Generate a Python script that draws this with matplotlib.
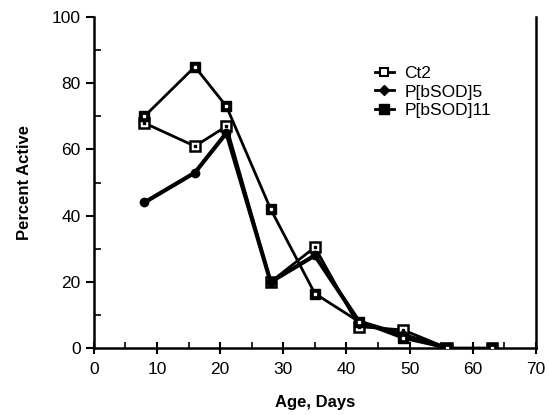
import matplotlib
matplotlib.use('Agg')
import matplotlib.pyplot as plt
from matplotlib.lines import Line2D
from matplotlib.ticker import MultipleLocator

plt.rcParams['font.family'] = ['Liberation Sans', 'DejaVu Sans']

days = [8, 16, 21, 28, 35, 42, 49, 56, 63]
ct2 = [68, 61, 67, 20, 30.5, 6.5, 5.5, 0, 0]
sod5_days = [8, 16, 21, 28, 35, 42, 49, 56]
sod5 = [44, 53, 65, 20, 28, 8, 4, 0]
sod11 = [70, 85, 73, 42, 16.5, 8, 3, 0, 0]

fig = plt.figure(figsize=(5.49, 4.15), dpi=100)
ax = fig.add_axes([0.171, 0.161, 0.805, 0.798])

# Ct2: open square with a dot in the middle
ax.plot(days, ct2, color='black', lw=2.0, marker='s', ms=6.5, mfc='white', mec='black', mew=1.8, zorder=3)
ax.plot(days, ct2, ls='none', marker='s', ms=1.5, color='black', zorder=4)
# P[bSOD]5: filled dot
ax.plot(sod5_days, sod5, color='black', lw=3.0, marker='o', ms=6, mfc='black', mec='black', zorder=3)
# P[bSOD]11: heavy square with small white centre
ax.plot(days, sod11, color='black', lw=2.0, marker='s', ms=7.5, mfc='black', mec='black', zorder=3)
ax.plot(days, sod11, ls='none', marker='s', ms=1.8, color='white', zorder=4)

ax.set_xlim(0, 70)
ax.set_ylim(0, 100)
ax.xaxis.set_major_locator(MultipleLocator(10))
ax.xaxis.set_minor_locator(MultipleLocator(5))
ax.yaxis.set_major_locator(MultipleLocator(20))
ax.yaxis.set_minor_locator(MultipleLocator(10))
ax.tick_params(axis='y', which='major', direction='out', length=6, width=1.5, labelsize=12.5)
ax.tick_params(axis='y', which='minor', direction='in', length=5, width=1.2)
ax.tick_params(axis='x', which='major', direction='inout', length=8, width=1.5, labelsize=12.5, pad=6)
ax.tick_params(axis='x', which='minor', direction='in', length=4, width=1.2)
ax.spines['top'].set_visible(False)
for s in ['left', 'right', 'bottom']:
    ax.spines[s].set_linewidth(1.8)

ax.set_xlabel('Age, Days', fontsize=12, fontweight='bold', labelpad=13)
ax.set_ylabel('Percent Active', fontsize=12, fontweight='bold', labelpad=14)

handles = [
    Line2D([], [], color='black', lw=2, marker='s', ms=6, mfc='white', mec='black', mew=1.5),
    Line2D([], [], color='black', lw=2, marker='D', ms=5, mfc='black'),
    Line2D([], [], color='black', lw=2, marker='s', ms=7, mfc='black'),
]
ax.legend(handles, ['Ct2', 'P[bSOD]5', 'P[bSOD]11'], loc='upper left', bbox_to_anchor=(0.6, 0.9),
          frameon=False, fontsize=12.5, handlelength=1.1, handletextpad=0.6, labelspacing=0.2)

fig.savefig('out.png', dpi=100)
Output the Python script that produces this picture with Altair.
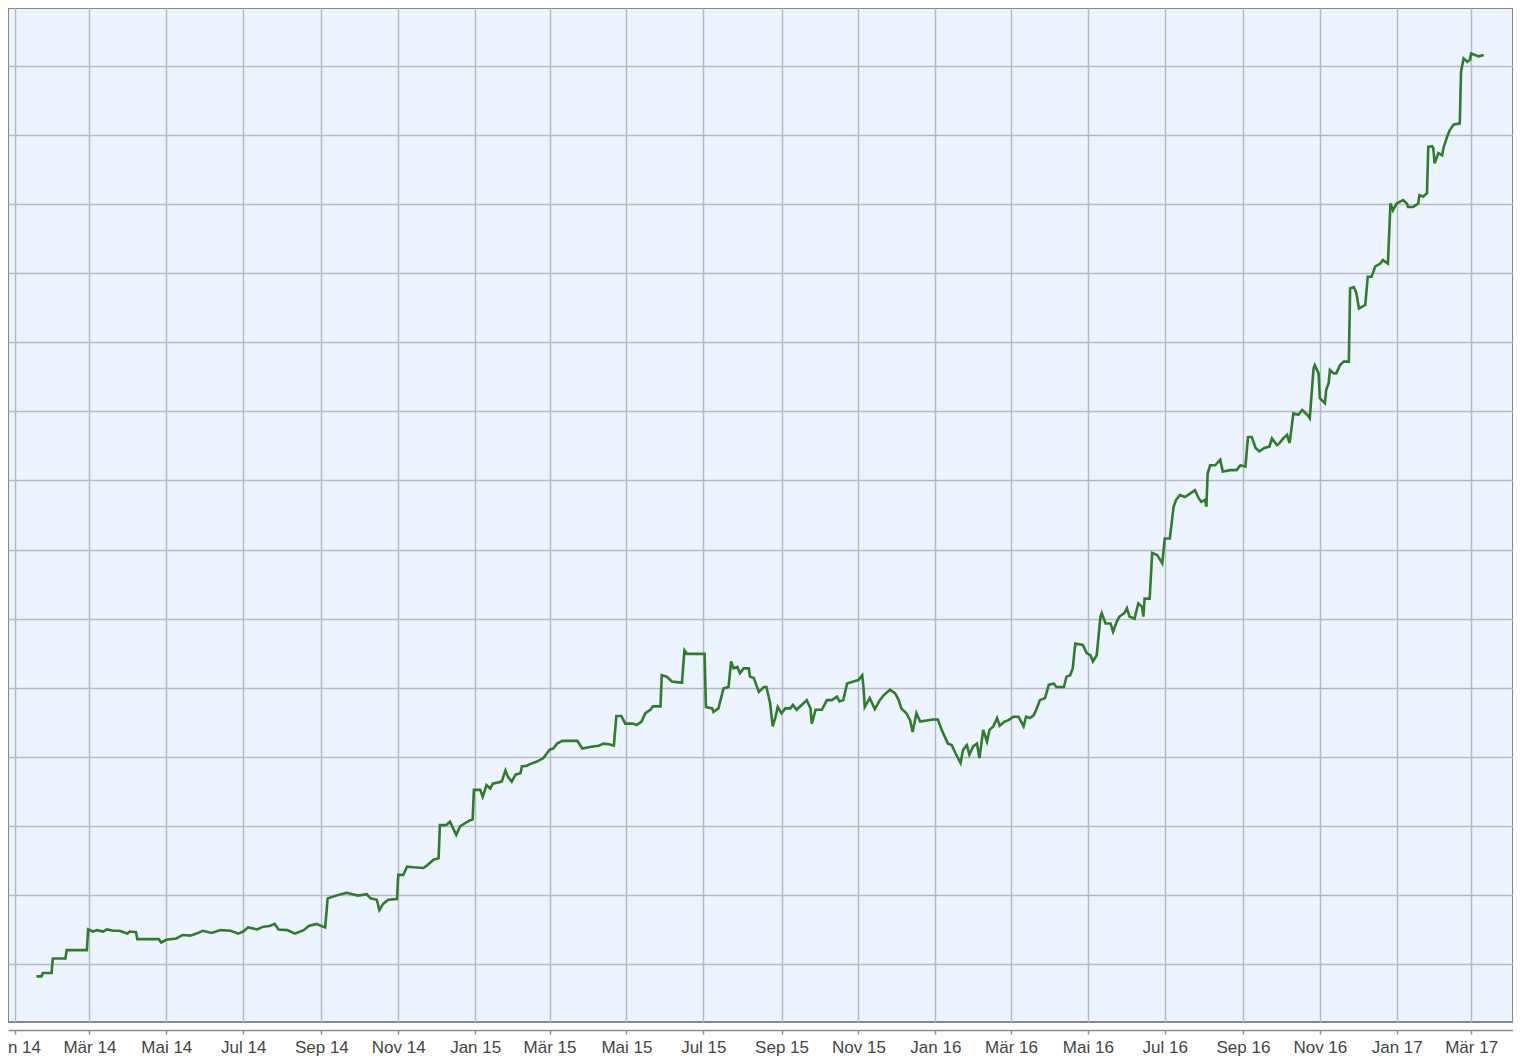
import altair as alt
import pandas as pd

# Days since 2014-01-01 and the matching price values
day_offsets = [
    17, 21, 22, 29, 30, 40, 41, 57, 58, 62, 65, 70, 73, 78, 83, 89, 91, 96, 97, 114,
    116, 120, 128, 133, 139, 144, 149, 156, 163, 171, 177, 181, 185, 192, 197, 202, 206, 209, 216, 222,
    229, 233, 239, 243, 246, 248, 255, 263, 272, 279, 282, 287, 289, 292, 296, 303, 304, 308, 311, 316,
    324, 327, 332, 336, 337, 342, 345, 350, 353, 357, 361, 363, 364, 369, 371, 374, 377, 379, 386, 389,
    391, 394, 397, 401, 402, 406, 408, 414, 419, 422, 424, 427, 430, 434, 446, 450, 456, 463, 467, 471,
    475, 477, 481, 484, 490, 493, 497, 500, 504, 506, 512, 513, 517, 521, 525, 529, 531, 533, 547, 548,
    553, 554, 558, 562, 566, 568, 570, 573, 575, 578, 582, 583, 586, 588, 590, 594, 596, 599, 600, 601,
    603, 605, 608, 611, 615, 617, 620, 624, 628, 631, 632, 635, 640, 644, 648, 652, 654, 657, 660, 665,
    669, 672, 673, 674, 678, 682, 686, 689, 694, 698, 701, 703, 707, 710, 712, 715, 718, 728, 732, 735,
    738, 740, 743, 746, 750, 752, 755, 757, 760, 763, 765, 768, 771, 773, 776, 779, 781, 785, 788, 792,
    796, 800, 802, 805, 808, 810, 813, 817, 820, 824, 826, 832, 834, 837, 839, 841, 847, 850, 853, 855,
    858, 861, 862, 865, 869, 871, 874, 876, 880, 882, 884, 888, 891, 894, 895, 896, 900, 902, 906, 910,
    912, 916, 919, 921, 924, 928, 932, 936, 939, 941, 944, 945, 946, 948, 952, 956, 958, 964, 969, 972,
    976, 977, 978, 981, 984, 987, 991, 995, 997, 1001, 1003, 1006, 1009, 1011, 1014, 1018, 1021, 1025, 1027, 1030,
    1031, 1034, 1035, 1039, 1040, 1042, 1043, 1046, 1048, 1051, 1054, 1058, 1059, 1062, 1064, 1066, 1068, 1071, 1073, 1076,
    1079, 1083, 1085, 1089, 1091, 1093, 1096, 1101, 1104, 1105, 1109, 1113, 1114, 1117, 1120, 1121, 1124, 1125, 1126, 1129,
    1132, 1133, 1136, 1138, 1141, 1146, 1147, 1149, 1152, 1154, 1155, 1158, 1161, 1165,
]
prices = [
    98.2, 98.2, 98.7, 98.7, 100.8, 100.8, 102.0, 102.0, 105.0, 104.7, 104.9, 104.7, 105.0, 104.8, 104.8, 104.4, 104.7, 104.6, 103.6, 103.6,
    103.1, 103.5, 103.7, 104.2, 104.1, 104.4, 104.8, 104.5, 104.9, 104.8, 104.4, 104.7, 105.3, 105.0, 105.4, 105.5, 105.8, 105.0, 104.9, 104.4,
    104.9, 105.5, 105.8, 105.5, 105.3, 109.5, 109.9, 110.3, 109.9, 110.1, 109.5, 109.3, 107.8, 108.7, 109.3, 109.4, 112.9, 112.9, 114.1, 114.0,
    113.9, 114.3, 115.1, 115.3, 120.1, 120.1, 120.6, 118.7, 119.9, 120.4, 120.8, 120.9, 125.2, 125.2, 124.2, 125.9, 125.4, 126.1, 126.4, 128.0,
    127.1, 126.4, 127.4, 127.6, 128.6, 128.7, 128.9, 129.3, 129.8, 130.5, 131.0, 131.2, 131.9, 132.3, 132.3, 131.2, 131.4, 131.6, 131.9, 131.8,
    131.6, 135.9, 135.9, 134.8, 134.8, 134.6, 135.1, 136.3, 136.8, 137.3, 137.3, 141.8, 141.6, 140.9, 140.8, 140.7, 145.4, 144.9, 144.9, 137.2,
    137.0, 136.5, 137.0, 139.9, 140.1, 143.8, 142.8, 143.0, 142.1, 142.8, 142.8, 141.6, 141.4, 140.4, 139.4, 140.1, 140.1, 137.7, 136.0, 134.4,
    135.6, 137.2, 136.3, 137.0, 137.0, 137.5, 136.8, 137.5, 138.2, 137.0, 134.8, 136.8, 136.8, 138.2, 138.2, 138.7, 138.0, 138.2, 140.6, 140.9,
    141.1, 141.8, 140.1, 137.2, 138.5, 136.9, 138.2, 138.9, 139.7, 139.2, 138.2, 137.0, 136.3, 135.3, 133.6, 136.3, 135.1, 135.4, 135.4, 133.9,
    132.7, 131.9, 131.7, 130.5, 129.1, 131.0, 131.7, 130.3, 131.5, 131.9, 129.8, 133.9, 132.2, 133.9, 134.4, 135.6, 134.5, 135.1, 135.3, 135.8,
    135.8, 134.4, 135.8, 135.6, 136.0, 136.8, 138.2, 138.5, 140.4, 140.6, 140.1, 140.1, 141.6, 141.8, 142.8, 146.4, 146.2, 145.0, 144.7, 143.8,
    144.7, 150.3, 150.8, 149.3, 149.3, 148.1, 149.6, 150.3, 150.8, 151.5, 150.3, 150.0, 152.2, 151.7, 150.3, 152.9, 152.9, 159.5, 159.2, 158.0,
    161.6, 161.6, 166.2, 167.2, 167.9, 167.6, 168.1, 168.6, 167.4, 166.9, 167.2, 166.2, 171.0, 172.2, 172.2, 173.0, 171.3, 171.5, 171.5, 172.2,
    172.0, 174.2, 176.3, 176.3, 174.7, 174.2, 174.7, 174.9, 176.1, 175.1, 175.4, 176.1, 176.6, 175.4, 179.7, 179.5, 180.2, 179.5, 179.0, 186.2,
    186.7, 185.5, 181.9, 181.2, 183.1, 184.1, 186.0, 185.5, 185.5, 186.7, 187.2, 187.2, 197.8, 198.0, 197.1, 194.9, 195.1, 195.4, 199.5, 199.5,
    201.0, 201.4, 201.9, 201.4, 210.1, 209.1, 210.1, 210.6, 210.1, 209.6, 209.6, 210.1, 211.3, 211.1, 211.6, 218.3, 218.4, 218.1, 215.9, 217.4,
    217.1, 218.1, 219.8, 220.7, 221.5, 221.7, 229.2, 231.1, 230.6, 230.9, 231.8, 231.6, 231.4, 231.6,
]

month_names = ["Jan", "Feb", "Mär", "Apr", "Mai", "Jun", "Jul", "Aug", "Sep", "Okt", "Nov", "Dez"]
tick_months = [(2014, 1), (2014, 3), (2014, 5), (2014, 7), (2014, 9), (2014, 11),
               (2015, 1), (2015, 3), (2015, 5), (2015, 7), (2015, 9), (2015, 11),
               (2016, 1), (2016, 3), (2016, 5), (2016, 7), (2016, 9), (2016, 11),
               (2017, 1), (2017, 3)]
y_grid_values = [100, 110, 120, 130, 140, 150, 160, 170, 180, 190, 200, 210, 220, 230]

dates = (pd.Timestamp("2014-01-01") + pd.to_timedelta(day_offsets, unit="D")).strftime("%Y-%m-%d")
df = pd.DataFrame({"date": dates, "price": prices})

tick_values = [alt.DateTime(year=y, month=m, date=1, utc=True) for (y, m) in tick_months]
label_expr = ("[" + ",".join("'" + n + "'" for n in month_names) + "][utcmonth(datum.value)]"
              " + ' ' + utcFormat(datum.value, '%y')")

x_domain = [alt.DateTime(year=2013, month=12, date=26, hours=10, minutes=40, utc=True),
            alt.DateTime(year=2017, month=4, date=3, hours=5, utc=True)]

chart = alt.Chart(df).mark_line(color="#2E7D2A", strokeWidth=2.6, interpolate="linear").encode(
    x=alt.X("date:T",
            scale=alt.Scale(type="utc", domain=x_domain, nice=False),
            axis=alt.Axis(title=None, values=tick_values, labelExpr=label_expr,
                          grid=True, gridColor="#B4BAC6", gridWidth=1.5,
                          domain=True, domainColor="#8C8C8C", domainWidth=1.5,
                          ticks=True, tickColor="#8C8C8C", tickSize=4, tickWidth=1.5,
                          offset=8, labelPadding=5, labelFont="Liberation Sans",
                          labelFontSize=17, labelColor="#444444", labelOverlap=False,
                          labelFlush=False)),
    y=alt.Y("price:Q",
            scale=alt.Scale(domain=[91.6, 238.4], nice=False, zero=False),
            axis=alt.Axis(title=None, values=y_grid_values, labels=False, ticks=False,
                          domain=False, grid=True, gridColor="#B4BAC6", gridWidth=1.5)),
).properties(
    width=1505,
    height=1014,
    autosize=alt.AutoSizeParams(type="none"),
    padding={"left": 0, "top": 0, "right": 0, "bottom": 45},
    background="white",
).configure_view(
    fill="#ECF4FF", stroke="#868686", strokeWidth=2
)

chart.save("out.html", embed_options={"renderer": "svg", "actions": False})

━━━

Required work
From the first line of the material down to the line containing "ax = fig.add_axes([0.171, 0.161, 0.805, 0.798])", inclusive, return each line exactly, skipping any picture.

Written answer
Generate a Python script that draws this with matplotlib.
import matplotlib
matplotlib.use('Agg')
import matplotlib.pyplot as plt
from matplotlib.lines import Line2D
from matplotlib.ticker import MultipleLocator

plt.rcParams['font.family'] = ['Liberation Sans', 'DejaVu Sans']

days = [8, 16, 21, 28, 35, 42, 49, 56, 63]
ct2 = [68, 61, 67, 20, 30.5, 6.5, 5.5, 0, 0]
sod5_days = [8, 16, 21, 28, 35, 42, 49, 56]
sod5 = [44, 53, 65, 20, 28, 8, 4, 0]
sod11 = [70, 85, 73, 42, 16.5, 8, 3, 0, 0]

fig = plt.figure(figsize=(5.49, 4.15), dpi=100)
ax = fig.add_axes([0.171, 0.161, 0.805, 0.798])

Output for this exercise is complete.